**WORK TO COMPLETE**
With the images removed, repeat the data below exactly.

**INFORMATION SUPPLIED**
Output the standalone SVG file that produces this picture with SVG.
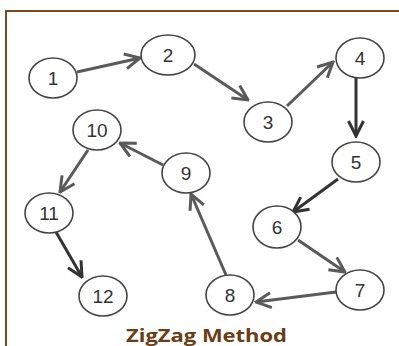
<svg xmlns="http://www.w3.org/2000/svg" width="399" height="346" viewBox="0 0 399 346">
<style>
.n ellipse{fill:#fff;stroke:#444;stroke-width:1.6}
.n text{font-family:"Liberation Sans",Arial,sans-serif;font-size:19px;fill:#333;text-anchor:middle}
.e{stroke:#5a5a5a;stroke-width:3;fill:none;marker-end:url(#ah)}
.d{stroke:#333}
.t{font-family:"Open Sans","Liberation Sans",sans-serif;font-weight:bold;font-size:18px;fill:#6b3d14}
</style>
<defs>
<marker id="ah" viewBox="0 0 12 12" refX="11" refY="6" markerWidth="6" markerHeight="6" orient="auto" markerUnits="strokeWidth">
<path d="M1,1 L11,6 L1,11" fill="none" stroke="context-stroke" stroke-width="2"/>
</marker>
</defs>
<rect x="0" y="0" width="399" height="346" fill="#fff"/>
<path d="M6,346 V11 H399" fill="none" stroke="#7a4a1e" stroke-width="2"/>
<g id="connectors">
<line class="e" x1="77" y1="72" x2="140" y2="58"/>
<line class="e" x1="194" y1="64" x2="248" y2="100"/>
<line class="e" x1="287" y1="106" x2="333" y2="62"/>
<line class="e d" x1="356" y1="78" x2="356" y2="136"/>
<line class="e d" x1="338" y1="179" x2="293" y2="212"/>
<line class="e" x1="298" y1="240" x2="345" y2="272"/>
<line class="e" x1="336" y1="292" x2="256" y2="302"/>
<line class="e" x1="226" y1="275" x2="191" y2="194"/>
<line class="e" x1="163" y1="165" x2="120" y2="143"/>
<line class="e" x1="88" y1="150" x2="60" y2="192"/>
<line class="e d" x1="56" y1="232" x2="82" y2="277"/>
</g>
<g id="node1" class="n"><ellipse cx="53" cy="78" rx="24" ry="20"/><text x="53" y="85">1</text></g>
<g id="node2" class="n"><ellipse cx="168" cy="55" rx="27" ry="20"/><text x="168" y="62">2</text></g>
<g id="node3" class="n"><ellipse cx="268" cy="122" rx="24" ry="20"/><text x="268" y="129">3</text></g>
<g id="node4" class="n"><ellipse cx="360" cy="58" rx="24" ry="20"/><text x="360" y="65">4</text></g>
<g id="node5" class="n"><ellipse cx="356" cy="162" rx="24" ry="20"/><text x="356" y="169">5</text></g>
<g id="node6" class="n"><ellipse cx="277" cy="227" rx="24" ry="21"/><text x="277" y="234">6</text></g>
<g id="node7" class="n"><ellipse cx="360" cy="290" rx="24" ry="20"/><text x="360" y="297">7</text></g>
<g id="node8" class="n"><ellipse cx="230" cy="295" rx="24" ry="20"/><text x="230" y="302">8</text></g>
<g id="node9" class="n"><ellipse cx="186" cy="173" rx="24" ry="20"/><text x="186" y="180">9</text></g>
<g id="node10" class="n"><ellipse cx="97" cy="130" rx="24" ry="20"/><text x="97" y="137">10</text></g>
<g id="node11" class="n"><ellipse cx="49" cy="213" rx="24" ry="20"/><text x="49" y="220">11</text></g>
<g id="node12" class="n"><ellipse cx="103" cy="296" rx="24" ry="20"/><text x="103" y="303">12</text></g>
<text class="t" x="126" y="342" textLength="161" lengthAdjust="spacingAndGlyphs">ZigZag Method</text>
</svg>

**RESPONSE FOR THIS EXERCISE**
Output the standalone SVG file that produces this picture with SVG.
<svg xmlns="http://www.w3.org/2000/svg" width="399" height="346" viewBox="0 0 399 346">
<style>
.n ellipse{fill:#fff;stroke:#444;stroke-width:1.6}
.n text{font-family:"Liberation Sans",Arial,sans-serif;font-size:19px;fill:#333;text-anchor:middle}
.e{stroke:#5a5a5a;stroke-width:3;fill:none;marker-end:url(#ah)}
.d{stroke:#333}
.t{font-family:"Open Sans","Liberation Sans",sans-serif;font-weight:bold;font-size:18px;fill:#6b3d14}
</style>
<defs>
<marker id="ah" viewBox="0 0 12 12" refX="11" refY="6" markerWidth="6" markerHeight="6" orient="auto" markerUnits="strokeWidth">
<path d="M1,1 L11,6 L1,11" fill="none" stroke="context-stroke" stroke-width="2"/>
</marker>
</defs>
<rect x="0" y="0" width="399" height="346" fill="#fff"/>
<path d="M6,346 V11 H399" fill="none" stroke="#7a4a1e" stroke-width="2"/>
<g id="connectors">
<line class="e" x1="77" y1="72" x2="140" y2="58"/>
<line class="e" x1="194" y1="64" x2="248" y2="100"/>
<line class="e" x1="287" y1="106" x2="333" y2="62"/>
<line class="e d" x1="356" y1="78" x2="356" y2="136"/>
<line class="e d" x1="338" y1="179" x2="293" y2="212"/>
<line class="e" x1="298" y1="240" x2="345" y2="272"/>
<line class="e" x1="336" y1="292" x2="256" y2="302"/>
<line class="e" x1="226" y1="275" x2="191" y2="194"/>
<line class="e" x1="163" y1="165" x2="120" y2="143"/>
<line class="e" x1="88" y1="150" x2="60" y2="192"/>
<line class="e d" x1="56" y1="232" x2="82" y2="277"/>
</g>
<g id="node1" class="n"><ellipse cx="53" cy="78" rx="24" ry="20"/><text x="53" y="85">1</text></g>
<g id="node2" class="n"><ellipse cx="168" cy="55" rx="27" ry="20"/><text x="168" y="62">2</text></g>
<g id="node3" class="n"><ellipse cx="268" cy="122" rx="24" ry="20"/><text x="268" y="129">3</text></g>
<g id="node4" class="n"><ellipse cx="360" cy="58" rx="24" ry="20"/><text x="360" y="65">4</text></g>
<g id="node5" class="n"><ellipse cx="356" cy="162" rx="24" ry="20"/><text x="356" y="169">5</text></g>
<g id="node6" class="n"><ellipse cx="277" cy="227" rx="24" ry="21"/><text x="277" y="234">6</text></g>
<g id="node7" class="n"><ellipse cx="360" cy="290" rx="24" ry="20"/><text x="360" y="297">7</text></g>
<g id="node8" class="n"><ellipse cx="230" cy="295" rx="24" ry="20"/><text x="230" y="302">8</text></g>
<g id="node9" class="n"><ellipse cx="186" cy="173" rx="24" ry="20"/><text x="186" y="180">9</text></g>
<g id="node10" class="n"><ellipse cx="97" cy="130" rx="24" ry="20"/><text x="97" y="137">10</text></g>
<g id="node11" class="n"><ellipse cx="49" cy="213" rx="24" ry="20"/><text x="49" y="220">11</text></g>
<g id="node12" class="n"><ellipse cx="103" cy="296" rx="24" ry="20"/><text x="103" y="303">12</text></g>
<text class="t" x="126" y="342" textLength="161" lengthAdjust="spacingAndGlyphs">ZigZag Method</text>
</svg>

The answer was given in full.